[Information provided start]

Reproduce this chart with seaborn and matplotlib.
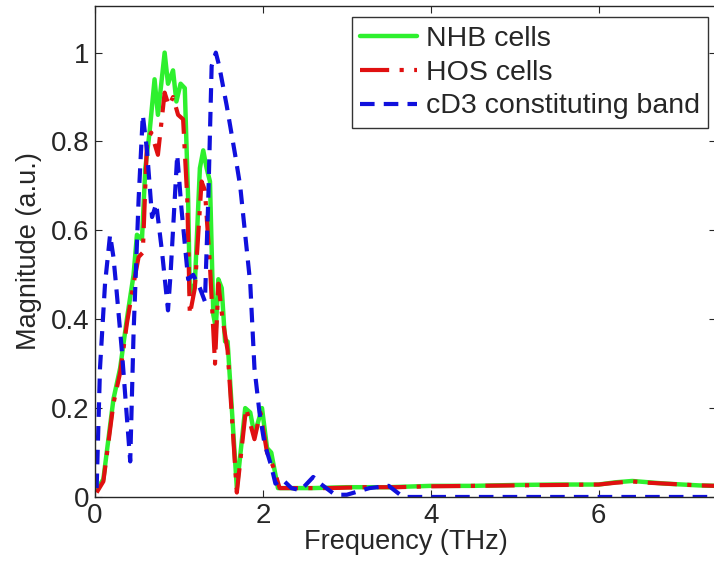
import numpy as np
import pandas as pd
import seaborn as sns
import matplotlib.pyplot as plt

# NHB cells (green, solid)
nhb_freq = [0.02, 0.1, 0.22, 0.3, 0.38, 0.46, 0.5, 0.56, 0.6, 0.65, 0.71, 0.75, 0.83, 0.87,
            0.93, 0.97, 1.02, 1.07, 1.11, 1.13, 1.19, 1.25, 1.29, 1.33, 1.37, 1.41, 1.44,
            1.47, 1.51, 1.55, 1.58, 1.69, 1.79, 1.85, 1.9, 1.99, 2.05, 2.1, 2.18, 2.32,
            2.6, 3.0, 3.5, 4.0, 4.5, 5.0, 5.5, 6.0, 6.2, 6.4, 6.6, 6.8, 7.0, 7.2, 7.4]
nhb_mag = [0.016, 0.04, 0.22, 0.29, 0.40, 0.50, 0.59, 0.58, 0.74, 0.82, 0.94, 0.86, 1.0, 0.93,
           0.96, 0.89, 0.93, 0.92, 0.67, 0.46, 0.48, 0.74, 0.78, 0.74, 0.71, 0.41, 0.38,
           0.49, 0.47, 0.35, 0.35, 0.02, 0.20, 0.19, 0.14, 0.20, 0.11, 0.10, 0.02, 0.02,
           0.02, 0.022, 0.022, 0.025, 0.025, 0.027, 0.028, 0.028, 0.033, 0.036, 0.033, 0.03,
           0.028, 0.026, 0.025]

# HOS cells (red, dash-dot)
hos_freq = [0.02, 0.1, 0.22, 0.3, 0.38, 0.46, 0.52, 0.57, 0.62, 0.67, 0.75, 0.83, 0.88,
            0.93, 0.99, 1.05, 1.1, 1.13, 1.19, 1.27, 1.31, 1.37, 1.43, 1.47, 1.52, 1.58,
            1.69, 1.8, 1.9, 1.97, 2.05, 2.12, 2.2, 2.4, 2.8, 3.2, 3.6, 4.0, 4.5, 5.0,
            5.5, 6.0, 6.2, 6.4, 6.6, 6.8, 7.0, 7.2, 7.4]
hos_mag = [0.01, 0.035, 0.21, 0.28, 0.39, 0.48, 0.54, 0.55, 0.80, 0.82, 0.77, 0.91, 0.88,
           0.90, 0.86, 0.85, 0.67, 0.41, 0.47, 0.71, 0.69, 0.52, 0.30, 0.48, 0.40, 0.33,
           0.01, 0.20, 0.13, 0.19, 0.10, 0.07, 0.02, 0.02, 0.02, 0.022, 0.022, 0.024, 0.025,
           0.026, 0.027, 0.028, 0.032, 0.035, 0.032, 0.03, 0.028, 0.026, 0.025]

# cD3 constituting band (blue, dashed)
cd3_freq = [0.02, 0.06, 0.12, 0.18, 0.22, 0.25, 0.32, 0.42, 0.46, 0.52, 0.57, 0.62, 0.68,
            0.73, 0.8, 0.87, 0.9, 0.98, 1.03, 1.11, 1.17, 1.25, 1.31, 1.35, 1.39, 1.44,
            1.48, 1.57, 1.67, 1.73, 1.79, 1.85, 1.9, 1.96, 2.02, 2.1, 2.15, 2.23, 2.34,
            2.45, 2.6, 2.65, 2.86, 3.0, 3.27, 3.5, 3.67, 4.0, 5.0, 6.0, 7.0, 7.4]
cd3_mag = [0.02, 0.29, 0.48, 0.59, 0.54, 0.48, 0.33, 0.08, 0.37, 0.67, 0.86, 0.78, 0.63,
           0.66, 0.55, 0.42, 0.50, 0.77, 0.65, 0.49, 0.50, 0.47, 0.44, 0.67, 0.97, 1.0,
           0.97, 0.88, 0.77, 0.70, 0.59, 0.48, 0.29, 0.19, 0.12, 0.07, 0.03, 0.04, 0.02,
           0.015, 0.045, 0.035, 0.005, 0.005, 0.02, 0.025, 0.0, 0.0, 0.0, 0.0, 0.0, 0.0]

sns.set_style("ticks")
plt.rcParams['font.family'] = ['Liberation Sans', 'DejaVu Sans']

fig = plt.figure(figsize=(7.14, 5.67), dpi=100)
ax = fig.add_axes([0.133, 0.1235, 0.87, 0.866])

sns.lineplot(x=nhb_freq, y=nhb_mag, ax=ax, sort=False, color='#2ef02e', lw=3.2,
             label='NHB cells')
sns.lineplot(x=hos_freq, y=hos_mag, ax=ax, sort=False, color='#e01010', lw=3,
             dashes=False, label='HOS cells')
ax.lines[-1].set_dashes([7, 2.5, 1, 2.5])
sns.lineplot(x=cd3_freq, y=cd3_mag, ax=ax, sort=False, color='#1010dd', lw=3,
             label='cD3 constituting band')
ax.lines[-1].set_dashes([3.5, 2.2])

ax.set_xlim(0, 7.4)
ax.set_ylim(0, 1.105)
ax.set_xticks([0, 2, 4, 6])
ax.set_xticklabels(['0', '2', '4', '6'])
ax.set_yticks([0, 0.2, 0.4, 0.6, 0.8, 1])
ax.set_yticklabels(['0', '0.2', '0.4', '0.6', '0.8', '1'])
ax.tick_params(direction='in', length=5, width=0.8, labelsize=20, top=True, right=True,
               pad=4)
for s in ax.spines.values():
    s.set_linewidth(1)
ax.set_xlabel('Frequency (THz)', fontsize=19.5, labelpad=0)
ax.set_ylabel('Magnitude (a.u.)', fontsize=19.5, labelpad=6)

leg = ax.legend(loc='upper right', bbox_to_anchor=(0.992, 0.97), bbox_transform=fig.transFigure,
                fontsize=20.5, frameon=True, fancybox=False, edgecolor='black',
                handlelength=2.0, labelspacing=0.28, borderpad=0.3, handletextpad=0.3,
                borderaxespad=0)
leg.get_frame().set_linewidth(1)

fig.savefig('out.png', dpi=100)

[Information provided end]

### What this task involves
Repeat only the lines from the beginning of the material through the line containing "import matplotlib.pyplot as plt", both ends kept, leaving pictures out.

### Correct answer
Reproduce this chart with seaborn and matplotlib.
import numpy as np
import pandas as pd
import seaborn as sns
import matplotlib.pyplot as plt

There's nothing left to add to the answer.